La discusión sobre qué es primero, si la teoría o la práctica, es un debate tal vez  innecesario para este artículo pero evadirlo tampoco es nuestra intención. Otro pedagogo, el brasileño Jarbas Nobelino Barato, considera que el saber práctico compromete al sujeto en aventuras cognitivas mucho más amplias que el  desempeño observable y cuestiona a los pedagogos que sostienen la prioridad  de la teoría y que piensan que los “otros” deben ser educados. 

Desde el punto de vista de la educación en general y de la formación profesional en particular todo el desarrollo está vinculado al trabajo. Estudiamos y estamos formando en ciudadanía, pero finalmente en la perspectiva de que al final de cada etapa estamos construyendo un para qué, como profesionales, como trabajadores dependientes, como trabajadores independientes. No estudiamos solamente para alimentar nuestro conocimiento. Desde la formación profesional esto es muy claro, se forma para un puesto de trabajo específico, tornero,  mecánico, albañil, etc. 

Zygmunt Bauman en su artículo Trabajo, consumismo y nuevos pobres al interrogarse sobre la ética del trabajo afirma que una de las premisas sobre las que se sostiene el concepto indica que “está mal, que es necio y moralmente dañino, conformarse con lo ya conseguido y quedarse con menos en lugar de  buscar más; que es absurdo e irracional dejar de esforzarse después de haber  alcanzado la satisfacción; que no es decoroso descansar, salvo para reunir fuerzas y seguir trabajando. Dicho de otro modo: trabajar es un valor en sí mismo, una actividad noble y jerarquizadora”. 

Más adelante, con su esclarecedora mirada Bauman sostiene que “en la práctica, la cruzada por la ética del trabajo era la batalla por imponer el control y la subordinación.
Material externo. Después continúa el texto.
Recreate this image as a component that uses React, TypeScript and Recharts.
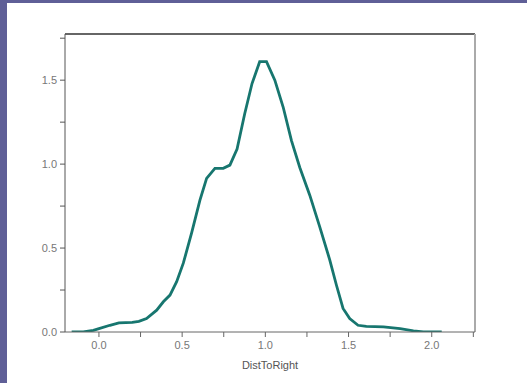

Se trataba de una lucha por el poder en todo, salvo en el nombre; una batalla para obligar a los trabajadores a aceptar, en homenaje a la ética y la nobleza del trabajo, una vida que ni era noble ni se ajustaba a sus  propios principios de moral”. En la práctica, la cruzada por la ética del trabajo era la batalla por imponer el control y la subordinación. 

Tal vez, aún con todas sus contradicciones y dificultades, este sea el momento para, desde los sectores comprometidos con el campo popular, dotar de un nuevo sentido al concepto de cultura del trabajo y ubicarlo definitivamente como un motor para el crecimiento y el bienestar colectivo y alejarlo, de una vez por  todas, de esa prejuiciosa, macabra y mal intencionada tentativa de perseguir la subordinación y el disciplinamiento de millones de trabajadores y trabajadoras.